- [PROBLEM] Repeat the material verbatim and drop the pictures.

- [DATA SECTION]
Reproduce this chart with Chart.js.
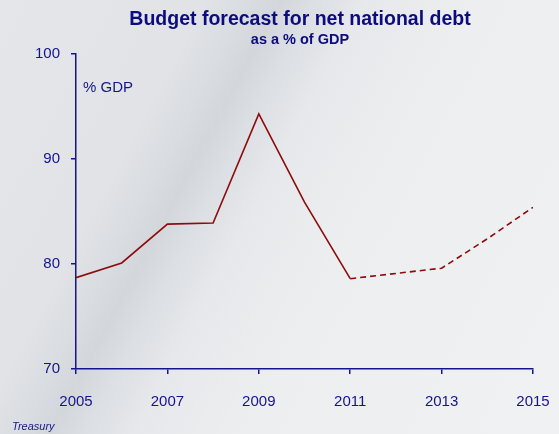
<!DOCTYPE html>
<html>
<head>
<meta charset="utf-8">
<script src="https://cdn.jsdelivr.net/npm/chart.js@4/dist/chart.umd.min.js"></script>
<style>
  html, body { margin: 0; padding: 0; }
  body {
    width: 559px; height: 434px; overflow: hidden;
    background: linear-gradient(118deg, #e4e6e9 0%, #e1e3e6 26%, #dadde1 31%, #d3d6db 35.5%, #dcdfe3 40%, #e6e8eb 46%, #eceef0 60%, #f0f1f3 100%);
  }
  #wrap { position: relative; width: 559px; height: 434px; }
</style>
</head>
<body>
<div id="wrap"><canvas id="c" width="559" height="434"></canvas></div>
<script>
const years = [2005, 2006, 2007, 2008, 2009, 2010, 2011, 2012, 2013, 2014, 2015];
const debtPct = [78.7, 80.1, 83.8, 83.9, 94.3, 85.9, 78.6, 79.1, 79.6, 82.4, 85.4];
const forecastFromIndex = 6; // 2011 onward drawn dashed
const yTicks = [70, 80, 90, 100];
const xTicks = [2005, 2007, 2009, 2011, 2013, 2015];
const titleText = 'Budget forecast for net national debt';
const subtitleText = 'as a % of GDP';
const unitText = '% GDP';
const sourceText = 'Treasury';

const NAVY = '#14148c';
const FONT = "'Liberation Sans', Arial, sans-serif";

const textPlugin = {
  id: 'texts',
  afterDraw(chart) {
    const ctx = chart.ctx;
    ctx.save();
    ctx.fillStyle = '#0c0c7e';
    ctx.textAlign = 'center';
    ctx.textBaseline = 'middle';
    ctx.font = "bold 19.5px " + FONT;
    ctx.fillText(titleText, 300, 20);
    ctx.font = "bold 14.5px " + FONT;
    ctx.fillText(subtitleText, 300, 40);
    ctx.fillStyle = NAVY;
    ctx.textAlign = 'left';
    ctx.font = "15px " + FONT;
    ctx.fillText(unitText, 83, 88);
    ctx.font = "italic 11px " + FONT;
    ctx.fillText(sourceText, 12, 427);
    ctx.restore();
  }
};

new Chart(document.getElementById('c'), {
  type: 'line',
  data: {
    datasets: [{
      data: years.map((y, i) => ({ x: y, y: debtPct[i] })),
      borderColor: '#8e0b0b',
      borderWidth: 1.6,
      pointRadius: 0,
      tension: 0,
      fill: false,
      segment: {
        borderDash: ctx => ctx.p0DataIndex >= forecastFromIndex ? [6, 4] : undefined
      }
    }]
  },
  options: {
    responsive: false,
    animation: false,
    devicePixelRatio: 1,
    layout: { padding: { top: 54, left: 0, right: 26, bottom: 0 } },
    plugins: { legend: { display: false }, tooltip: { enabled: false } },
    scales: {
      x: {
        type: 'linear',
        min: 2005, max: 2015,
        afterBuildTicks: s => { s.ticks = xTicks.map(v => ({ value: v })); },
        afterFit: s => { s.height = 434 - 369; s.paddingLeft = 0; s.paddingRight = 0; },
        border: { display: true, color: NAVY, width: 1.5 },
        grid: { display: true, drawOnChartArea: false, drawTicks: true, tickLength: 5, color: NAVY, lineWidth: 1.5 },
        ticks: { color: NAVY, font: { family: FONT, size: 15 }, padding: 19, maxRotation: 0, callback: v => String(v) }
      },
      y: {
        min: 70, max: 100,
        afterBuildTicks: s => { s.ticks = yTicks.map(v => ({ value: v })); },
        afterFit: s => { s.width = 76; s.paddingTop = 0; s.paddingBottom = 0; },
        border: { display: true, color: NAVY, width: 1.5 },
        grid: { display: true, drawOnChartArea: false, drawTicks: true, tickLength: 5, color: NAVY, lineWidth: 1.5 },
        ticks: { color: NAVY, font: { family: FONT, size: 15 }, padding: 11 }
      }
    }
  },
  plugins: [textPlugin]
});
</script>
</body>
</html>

- [SOLUTION TO THIS EXERCISE]
Reproduce this chart with Chart.js.
<!DOCTYPE html>
<html>
<head>
<meta charset="utf-8">
<script src="https://cdn.jsdelivr.net/npm/chart.js@4/dist/chart.umd.min.js"></script>
<style>
  html, body { margin: 0; padding: 0; }
  body {
    width: 559px; height: 434px; overflow: hidden;
    background: linear-gradient(118deg, #e4e6e9 0%, #e1e3e6 26%, #dadde1 31%, #d3d6db 35.5%, #dcdfe3 40%, #e6e8eb 46%, #eceef0 60%, #f0f1f3 100%);
  }
  #wrap { position: relative; width: 559px; height: 434px; }
</style>
</head>
<body>
<div id="wrap"><canvas id="c" width="559" height="434"></canvas></div>
<script>
const years = [2005, 2006, 2007, 2008, 2009, 2010, 2011, 2012, 2013, 2014, 2015];
const debtPct = [78.7, 80.1, 83.8, 83.9, 94.3, 85.9, 78.6, 79.1, 79.6, 82.4, 85.4];
const forecastFromIndex = 6; // 2011 onward drawn dashed
const yTicks = [70, 80, 90, 100];
const xTicks = [2005, 2007, 2009, 2011, 2013, 2015];
const titleText = 'Budget forecast for net national debt';
const subtitleText = 'as a % of GDP';
const unitText = '% GDP';
const sourceText = 'Treasury';

const NAVY = '#14148c';
const FONT = "'Liberation Sans', Arial, sans-serif";

const textPlugin = {
  id: 'texts',
  afterDraw(chart) {
    const ctx = chart.ctx;
    ctx.save();
    ctx.fillStyle = '#0c0c7e';
    ctx.textAlign = 'center';
    ctx.textBaseline = 'middle';
    ctx.font = "bold 19.5px " + FONT;
    ctx.fillText(titleText, 300, 20);
    ctx.font = "bold 14.5px " + FONT;
    ctx.fillText(subtitleText, 300, 40);
    ctx.fillStyle = NAVY;
    ctx.textAlign = 'left';
    ctx.font = "15px " + FONT;
    ctx.fillText(unitText, 83, 88);
    ctx.font = "italic 11px " + FONT;
    ctx.fillText(sourceText, 12, 427);
    ctx.restore();
  }
};

new Chart(document.getElementById('c'), {
  type: 'line',
  data: {
    datasets: [{
      data: years.map((y, i) => ({ x: y, y: debtPct[i] })),
      borderColor: '#8e0b0b',
      borderWidth: 1.6,
      pointRadius: 0,
      tension: 0,
      fill: false,
      segment: {
        borderDash: ctx => ctx.p0DataIndex >= forecastFromIndex ? [6, 4] : undefined
      }
    }]
  },
  options: {
    responsive: false,
    animation: false,
    devicePixelRatio: 1,
    layout: { padding: { top: 54, left: 0, right: 26, bottom: 0 } },
    plugins: { legend: { display: false }, tooltip: { enabled: false } },
    scales: {
      x: {
        type: 'linear',
        min: 2005, max: 2015,
        afterBuildTicks: s => { s.ticks = xTicks.map(v => ({ value: v })); },
        afterFit: s => { s.height = 434 - 369; s.paddingLeft = 0; s.paddingRight = 0; },
        border: { display: true, color: NAVY, width: 1.5 },
        grid: { display: true, drawOnChartArea: false, drawTicks: true, tickLength: 5, color: NAVY, lineWidth: 1.5 },
        ticks: { color: NAVY, font: { family: FONT, size: 15 }, padding: 19, maxRotation: 0, callback: v => String(v) }
      },
      y: {
        min: 70, max: 100,
        afterBuildTicks: s => { s.ticks = yTicks.map(v => ({ value: v })); },
        afterFit: s => { s.width = 76; s.paddingTop = 0; s.paddingBottom = 0; },
        border: { display: true, color: NAVY, width: 1.5 },
        grid: { display: true, drawOnChartArea: false, drawTicks: true, tickLength: 5, color: NAVY, lineWidth: 1.5 },
        ticks: { color: NAVY, font: { family: FONT, size: 15 }, padding: 11 }
      }
    }
  },
  plugins: [textPlugin]
});
</script>
</body>
</html>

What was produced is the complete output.